Don't bother peeling the onions, their skins add a nice, rich brown color to this vegetable stock. IF you'd like, remove the skins for use in dishes when a lighter color is preferred, such as in risotto or cream sauces. 


  • 1 tablespoon olive oil

  • 2 medium onions, unpeeled, cut into 1-inch pieces

  • 10 celery stalks, cut into 1-inch pieces

  • 2 large carrots, peeled, cut into 1-inch pieces

  • 8 ounces crimini mushrooms, halved if large

  • 1 small fennel bulb, cut into 1-inch pieces

  • 1 head of garlic, halved crosswise

  • 6 springs of flat-leaf parsley

  • 1 bay leaf

  • 1 teaspoon whole black peppercorns


1. Heat oil in a large stockpot over medium-high heat.
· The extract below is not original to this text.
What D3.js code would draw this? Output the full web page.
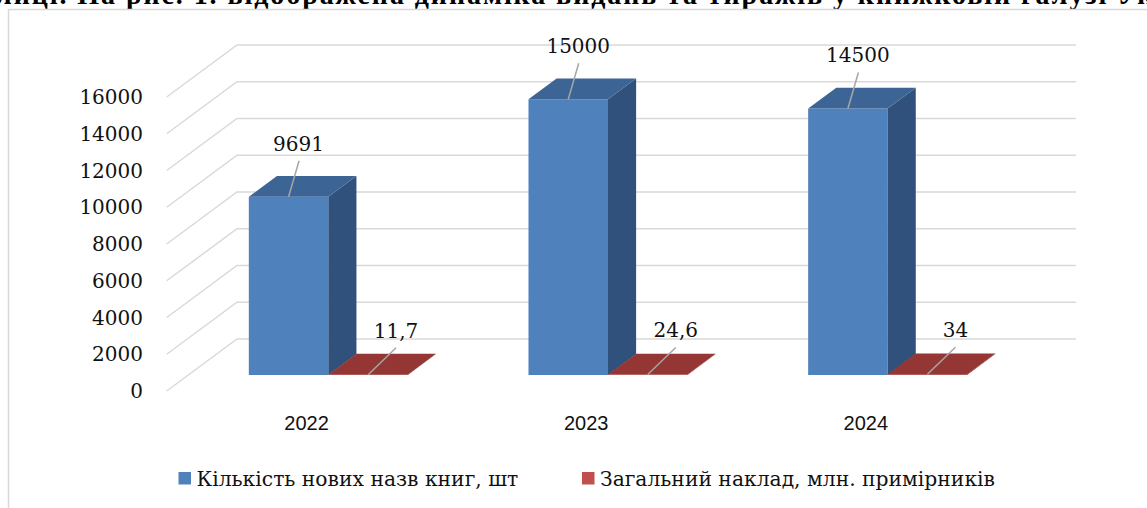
<!DOCTYPE html>
<html>
<head>
<meta charset="utf-8">
<script src="https://cdn.jsdelivr.net/npm/d3@7/dist/d3.min.js"></script>
<style>
  body { margin: 0; background: #fff; }
  svg { display: block; }
</style>
</head>
<body>
<svg id="chart"></svg>
<script>
// chart data
const years = ['2022', '2023', '2024'];
const newTitles = [9691, 15000, 14500];
const printRun = [11.7, 24.6, 34];
const yTicks = [0, 2000, 4000, 6000, 8000, 10000, 12000, 14000, 16000];
const seriesNames = ['Кількість нових назв книг, шт', 'Загальний наклад, млн. примірників'];
const pageLine = 'лиці. На рис. 1. відображена динаміка видань та тиражів у книжковій галузі Укр';

const W = 1147, H = 508;
const svg = d3.select('#chart').attr('width', W).attr('height', H);

// 3d projection: front plane + depth offset
const DX = 70.3, DY = 52;
const F1 = 0.31, F2 = 0.71;   // bar depth (front / back)

const y = d3.scaleLinear().domain([0, 16000]).range([391, 97]);
const x0 = d3.scaleBand().domain(years).range([166.7, 1005.7]).padding(0);
const gap = x0.bandwidth() * 0.2157;
const x1 = d3.scaleBand().domain([0, 1]).range([gap, x0.bandwidth() - gap]).padding(0);

function proj(X, v, f) {
    return [X + f * DX, y(v) - f * DY];
}

const serif = 'DejaVu Serif';

// cut text line of the page above the chart
svg.append('text')
    .attr('x', -4).attr('y', 3.5)
    .attr('font-family', 'Liberation Serif')
    .attr('font-size', 28)
    .attr('font-weight', 'bold')
    .attr('fill', '#000')
    .attr('textLength', 1175)
    .text(pageLine);

// chart frame
svg.append('path')
    .attr('d', 'M8.5,' + H + 'V9.5H' + (W + 2))
    .attr('fill', 'none')
    .attr('stroke', '#d9d9d9')
    .attr('stroke-width', 1.5);

// gridlines: back wall + side wall
const grid = svg.append('g').attr('stroke', '#d9d9d9').attr('stroke-width', 1.5).attr('fill', 'none');
yTicks.forEach(t => {
    const a = proj(x0.range()[0], t, 0);
    const b = proj(x0.range()[0], t, 1);
    const c = proj(x0.range()[1], t, 1);
    grid.append('path').attr('d', 'M' + a + 'L' + b + 'L' + c);
});

// y tick labels
svg.append('g')
    .selectAll('text')
    .data(yTicks)
    .join('text')
    .attr('x', 143)
    .attr('y', d => y(d))
    .attr('dy', '0.36em')
    .attr('text-anchor', 'end')
    .attr('font-family', serif)
    .attr('font-size', 20)
    .attr('fill', '#111')
    .text(d => d);

// category labels
svg.append('g')
    .selectAll('text')
    .data(years)
    .join('text')
    .attr('x', d => x0(d) + x0.bandwidth() / 2)
    .attr('y', 429.5)
    .attr('text-anchor', 'middle')
    .attr('font-family', 'Liberation Sans')
    .attr('font-size', 20)
    .attr('fill', '#111')
    .text(d => d);

const colors = [
    {front: '#4f81bd', top: '#3c6595', side: '#31517d'},
    {front: '#a33c3a', top: '#943634', side: '#7a2c2a'}
];
const series = [newTitles, printRun];
const poly = pts => 'M' + pts.join('L') + 'Z';

const bars = svg.append('g');
years.forEach((yr, i) => {
    series.forEach((vals, s) => {
        const v = vals[i];
        const XL = x0(yr) + x1(s);
        const XR = XL + x1.bandwidth();
        const g = bars.append('g');
        g.append('path')
            .attr('d', poly([proj(XL, 0, F1), proj(XR, 0, F1), proj(XR, v, F1), proj(XL, v, F1)]))
            .attr('fill', colors[s].front);
        g.append('path')
            .attr('d', poly([proj(XR, 0, F1), proj(XR, 0, F2), proj(XR, v, F2), proj(XR, v, F1)]))
            .attr('fill', colors[s].side);
        g.append('path')
            .attr('d', poly([proj(XL, v, F1), proj(XR, v, F1), proj(XR, v, F2), proj(XL, v, F2)]))
            .attr('fill', colors[s].top);
    });
});

// data labels with leader lines
const labelStyle = [
    {lx: 10.5, ly: -36, tx: 10, ty: -46},
    {lx: 28, ly: -27, tx: 28, ty: -37}
];
const labels = svg.append('g');
years.forEach((yr, i) => {
    series.forEach((vals, s) => {
        const v = vals[i];
        const cx = x0(yr) + x1(s) + x1.bandwidth() / 2;
        const p = proj(cx, v, F1);
        const st = labelStyle[s];
        labels.append('line')
            .attr('x1', p[0]).attr('y1', p[1])
            .attr('x2', p[0] + st.lx).attr('y2', p[1] + st.ly)
            .attr('stroke', '#a6a6a6').attr('stroke-width', 1.5);
        labels.append('text')
            .attr('x', p[0] + st.tx)
            .attr('y', p[1] + st.ty)
            .attr('text-anchor', 'middle')
            .attr('font-family', serif)
            .attr('font-size', 20)
            .attr('fill', '#111')
            .text(String(v).replace('.', ','));
    });
});

// legend
const legendX = [178.5, 582];
const legend = svg.append('g');
seriesNames.forEach((name, s) => {
    legend.append('rect')
        .attr('x', legendX[s]).attr('y', 472)
        .attr('width', 12.5).attr('height', 12.5)
        .attr('fill', s === 0 ? '#4f81bd' : '#c0504d');
    legend.append('text')
        .attr('x', legendX[s] + 18).attr('y', 486)
        .attr('font-family', serif)
        .attr('font-size', 20.3)
        .attr('fill', '#111')
        .text(name);
});
</script>
</body>
</html>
Add remaining ingredients and cook, stirring occasionally, until vegetables begin to soften, 5-7 minutes. Add 4 quarts cold water. Bring to a boil; reduce heat and simmer until stock is reduced by half, 1 to 1.5 hours.

2. Strain stock through a fine-mesh sieve into a large bowl; discard solids. DO AHEAD: Stock can be made 3 days ahead. Let cool completely, then cover and chill, or freeze for up to 3 months.